Edirne’nin tanıtım alanında da çok eksikliği var. Ülke çapından ziyade yurt dışı çağrışımlar yapılması gerekiyor. Müslüman bir halk olduğumuz için ülke genelinde Selimiye Cami sadece ramazan ayında ziyaret ediliyor. Farklı alanla, Edirne ile bütünleştirilerek tanıtılmış olsa talep daha da artabilir. Edirne’de kültür alanda etkinlikler sadece Hıdrellez zamanı romanlar tarafından yapılıyor. İnsanları daha fazla teşvik edecek organizasyonlar veya eğlenceler yapılsa ilginin artacağına eminim. Eskiden Edirne’de okul gezileri yapılırdı, öğrenciler yaşadıkları yerin tarihi yerleri görüp tanırlardı. Şimdi bu tür gezilere yer verildiğini görmüyorum.
Edirne her açıdan gelişime açık bir şehir. Öğrenciler bu şehri çok seviyor. Üniversite öğrencilerine hitaben farklı organizasyon yapılabilir. Çoğu burada okuyor ama birçok yeri bilmiyor. Farklı alanlarda farklı konuları ele alarak insanları teşvik amaçlı organize edilmeli. Mekân var ama mekânı değerlendirecek potansiyel yok. Edirne’ye yıllar önce Avrasya sirki gelmişti. Çokta ilgi görmüştü benim hiç aklımdan çıkmadı mesela, hala anımsarım. Yani bana göre buda bir kültür. Edirne’nin bir hayvanat bahçesi yok. Bizim kültür ve tarih açısından alanımız geniş ama yönlendiren yok.
Alt yapıyı hazırlamak amacı ile Valilik, Belediye Başkanlığı, Üniversite.. Yetmez ise Devlet Su İşleri oda mı yetmedi Köy İşleri.. Ne gerekiyor ise kurumlar bir araya gelerek, koordineli olarak yapılmalı.
- Edirne’yi Geliştirmek İçin Neler Yapılabilir?

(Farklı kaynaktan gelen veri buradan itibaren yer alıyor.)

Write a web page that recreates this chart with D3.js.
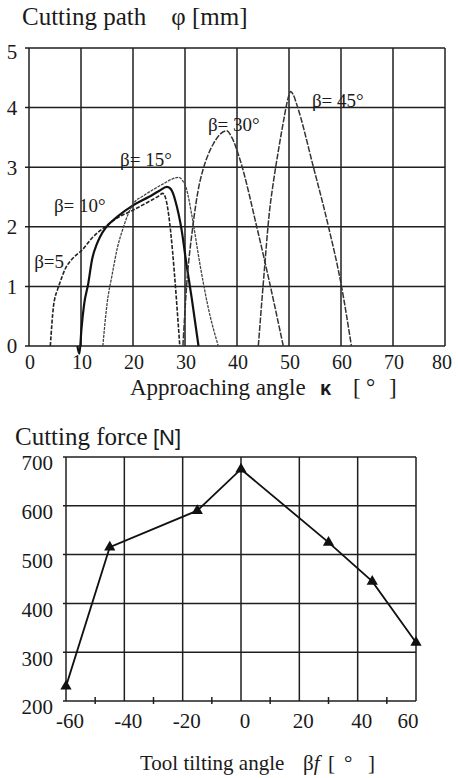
<!DOCTYPE html>
<html>
<head>
<meta charset="utf-8">
<script src="https://cdnjs.cloudflare.com/ajax/libs/d3/7.8.5/d3.min.js"></script>
<style>
  body { margin: 0; background: #fff; }
  svg { display: block; }
</style>
</head>
<body>
<div id="chart"></div>
<script>
// ---- top chart data: cutting path phi [mm] vs approaching angle kappa [deg]
var kappaTicks = [0, 10, 20, 30, 40, 50, 60, 70, 80];
var phiTicks = [0, 1, 2, 3, 4, 5];

var beta5 = [[4.1,0],[4.7,0.66],[5.5,0.95],[6.1,1.1],[7,1.3],[8,1.43],[9,1.52],[10.1,1.6],[12,1.8],[14.6,2.0],
  [17,2.15],[20,2.28],[23,2.42],[25,2.52],[25.7,2.56],[26.2,2.5],[29,0]];
var beta10 = [[9.3,0],[9.7,-0.13],[10.1,0.3],[10.6,0.7],[11.4,1.05],[12.1,1.44],[13,1.7],[13.65,1.83],[14.9,2.0],
  [17,2.17],[20,2.36],[23,2.5],[25,2.6],[26.5,2.67],[27.2,2.64],[27.7,2.56],[28.1,2.45],[29.4,1.92],[30.3,1.36],[31.3,0.8],[32.6,0]];
var beta15 = [[14.2,0],[15,0.7],[16,1.2],[17,1.65],[18,1.95],[19,2.2],[20,2.38],[22,2.52],[24,2.63],[26,2.73],
  [27.5,2.8],[28.8,2.83],[29.5,2.78],[30.3,2.63],[31.3,2.2],[32.9,1.36],[34.5,0.63],[36.4,0]];
var beta30 = [[29.6,0],[30.3,1.0],[31.5,2.0],[32.5,2.6],[33.5,2.97],[34.5,3.22],[35.5,3.4],[36.7,3.55],[38,3.61],
  [39,3.5],[40.6,3.12],[43.8,2.0],[46.3,1.05],[48.9,0]];
var beta45 = [[44.1,0],[45.1,1.1],[46.3,2.3],[47,2.75],[48,3.3],[49,3.8],[49.8,4.15],[50.3,4.27],[50.8,4.22],
  [51.5,4.05],[54.7,3.0],[57.6,2.0],[60.1,1.0],[62,0]];

var curveLabels = ["β=5", "β= 10°", "β= 15°", "β= 30°", "β= 45°"];
var labelAt = [[1.0,1.31],[4.8,2.25],[17.5,3.02],[34.4,3.6],[54.4,4.01]];

// ---- bottom chart data: cutting force [N] vs tool tilting angle beta_f [deg]
var tiltTicks = [-60, -40, -20, 0, 20, 40, 60];
var tiltMinor = [-50, -30, -10, 10, 30, 50];
var forceTicks = [200, 300, 400, 500, 600, 700];
var tiltAngles = [-60, -45, -15, 0, 30, 45, 60];
var forces = [230, 515, 590, 675, 525, 445, 320];

var W = 458, H = 778;
var serif = "'Liberation Serif', 'Times New Roman', Times, 'DejaVu Serif', serif";
var sans = "'Liberation Sans', Arial, sans-serif";
var ink = "#1f1f1f";

var svg = d3.select("#chart").append("svg").attr("width", W).attr("height", H)
  .attr("font-family", serif).attr("fill", "#1a1a1a");

// ================= top chart
var x1 = d3.scaleLinear().domain([0, 80]).range([29, 445]);
var y1 = d3.scaleLinear().domain([0, 5]).range([346, 48]);
var g1 = svg.append("g");

g1.append("text").attr("x", 22).attr("y", 25).attr("font-size", 25)
  .text("Cutting path\u2002\u2002φ [mm]");

// grid
g1.selectAll(".vg").data(kappaTicks).enter().append("line")
  .attr("x1", d => x1(d)).attr("x2", d => x1(d)).attr("y1", y1(5)).attr("y2", y1(0))
  .attr("stroke", ink).attr("stroke-width", 1.5);
g1.selectAll(".hg").data(phiTicks).enter().append("line")
  .attr("x1", x1(0) - 4).attr("x2", x1(80)).attr("y1", d => y1(d)).attr("y2", d => y1(d))
  .attr("stroke", ink).attr("stroke-width", 1.5);

g1.selectAll(".yl").data(phiTicks).enter().append("text")
  .attr("x", 12).attr("y", d => y1(d) + (d == 5 ? 4 : 0)).attr("dy", "0.35em")
  .attr("text-anchor", "middle").attr("font-size", 21).text(d => d);
g1.selectAll(".xl").data(kappaTicks).enter().append("text")
  .attr("x", d => x1(d) + (d == 80 ? -3 : 1)).attr("y", 369)
  .attr("text-anchor", "middle").attr("font-size", 20).text(d => d);

var t1 = g1.append("text").attr("y", 395).attr("font-size", 23);
t1.append("tspan").attr("x", 130).text("Approaching angle");
t1.append("tspan").attr("x", 320).attr("font-family", sans).attr("font-weight", "bold").attr("font-size", 20).text("κ");
t1.append("tspan").attr("x", 353).text("[");
t1.append("tspan").attr("x", 366).text("°");
t1.append("tspan").attr("x", 389).text("]");

var line1 = d3.line().x(d => x1(d[0])).y(d => y1(d[1])).curve(d3.curveMonotoneX);
var series = [beta5, beta10, beta15, beta30, beta45];
var styles = [
  {w: 1.6, dash: "4,1.6", c: "#222"},
  {w: 2.2, dash: null, c: "#111"},
  {w: 1.3, dash: "3,1", c: "#444"},
  {w: 1.5, dash: "6,1.5", c: "#333"},
  {w: 1.5, dash: "6,1.5", c: "#333"}
];
g1.selectAll(".curve").data(series).enter().append("path")
  .attr("d", line1).attr("fill", "none")
  .attr("stroke", (d, i) => styles[i].c)
  .attr("stroke-width", (d, i) => styles[i].w)
  .attr("stroke-dasharray", (d, i) => styles[i].dash);

g1.selectAll(".cl").data(curveLabels).enter().append("text")
  .attr("x", (d, i) => x1(labelAt[i][0])).attr("y", (d, i) => y1(labelAt[i][1]))
  .attr("font-size", 19).text(d => d);

// ================= bottom chart
var x2 = d3.scaleLinear().domain([-60, 60]).range([66, 416]);
var y2 = d3.scaleLinear().domain([200, 700]).range([701, 457]);
var g2 = svg.append("g");

var t2 = g2.append("text").attr("x", 15).attr("y", 445).attr("font-size", 25);
t2.append("tspan").text("Cutting force ");
t2.append("tspan").attr("x", 153).attr("font-family", sans).attr("font-size", 22).text("[N]");

g2.selectAll(".vg").data(tiltTicks).enter().append("line")
  .attr("x1", d => x2(d)).attr("x2", d => x2(d)).attr("y1", y2(700)).attr("y2", y2(200))
  .attr("stroke", ink).attr("stroke-width", 1.5);
g2.selectAll(".hg").data(forceTicks).enter().append("line")
  .attr("x1", x2(-60) - 3).attr("x2", x2(60)).attr("y1", d => y2(d)).attr("y2", d => y2(d))
  .attr("stroke", ink).attr("stroke-width", 1.5);
g2.selectAll(".mt").data(tiltMinor).enter().append("line")
  .attr("x1", d => x2(d)).attr("x2", d => x2(d)).attr("y1", y2(200) - 4).attr("y2", y2(200) + 3)
  .attr("stroke", ink).attr("stroke-width", 1.5);

g2.selectAll(".yl").data(forceTicks).enter().append("text")
  .attr("x", 53).attr("y", d => y2(d) + 6).attr("dy", "0.35em")
  .attr("text-anchor", "end").attr("font-size", 21).text(d => d);
g2.selectAll(".xl").data(tiltTicks).enter().append("text")
  .attr("x", d => x2(d) + (d == 60 ? -8 : 4)).attr("y", 728)
  .attr("text-anchor", "middle").attr("font-size", 21).text(d => d);

var t3 = g2.append("text").attr("y", 770).attr("font-size", 21);
t3.append("tspan").attr("x", 140).text("Tool tilting angle");
t3.append("tspan").attr("x", 303).text("β");
t3.append("tspan").attr("font-style", "italic").text("f");
t3.append("tspan").attr("x", 328).text("[");
t3.append("tspan").attr("x", 344).text("°");
t3.append("tspan").attr("x", 368).text("]");

var pts = tiltAngles.map((a, i) => [a, forces[i]]);
var line2 = d3.line().x(d => x2(d[0])).y(d => y2(d[1]));
g2.append("path").datum(pts).attr("d", line2).attr("fill", "none")
  .attr("stroke", "#111").attr("stroke-width", 1.8);
g2.selectAll(".pt").data(pts).enter().append("path")
  .attr("d", d3.symbol().type(d3.symbolTriangle).size(55))
  .attr("transform", d => "translate(" + x2(d[0]) + "," + y2(d[1]) + ")")
  .attr("fill", "#111");
</script>
</body>
</html>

Evrim Günay: Şehirleşmede daima geri bırakılan birkaç semtimiz var. Kaleiçi, Karanfiloğlu, Uzunkaldırım gibi. Hizmet nedir? Ya bir elektrik ya bir su. Kaleiçi’nin bahçeli evleri, eskiden Yahudilerin ya da bizim halkımızın sahip olduğu evlerdi ama zamanla potansiyel düştükçe ev sahipleri oradan ayrıldılar. Binevler’den ev alan bir kişi ne kadar güzel bir yerden ev aldım demeye başladı. Edirne’nin hava kirliliği sorunu var. Binevler semtinde oluşan doğalgaz atığı, Kaleiçi semtinde sobadan çıkan kömür atığını bastırmakta. Yani Kaleiçi semtinin dik sokakları ve planlamasına göre hava akışı gayet kendini temizleyebilmekte ama maalesef ki Binevler semtinde böyle bir olayın imkânı bulunmamakta. Bunun nedeni çarpık kentleşmedir. Az evvel söylemiş olduğum gibi öğrenci şehri olan Edirne aslında öğrencilerden bağımsız. Gelen öğrenciye sahip çıkılarak yani çeşitli aktivite, organizasyon alanı genişletilerek bizim temsilcimiz haline getirmemiz gerekiyor. Çünkü neredeyse ülkenin her yerinden çok fazla sayıda öğrenci geliyor. Esnafımız ve halkımız öğrencilere kiracı gözüyle baktığı için burada büyük eksiklik yaşamaktayız.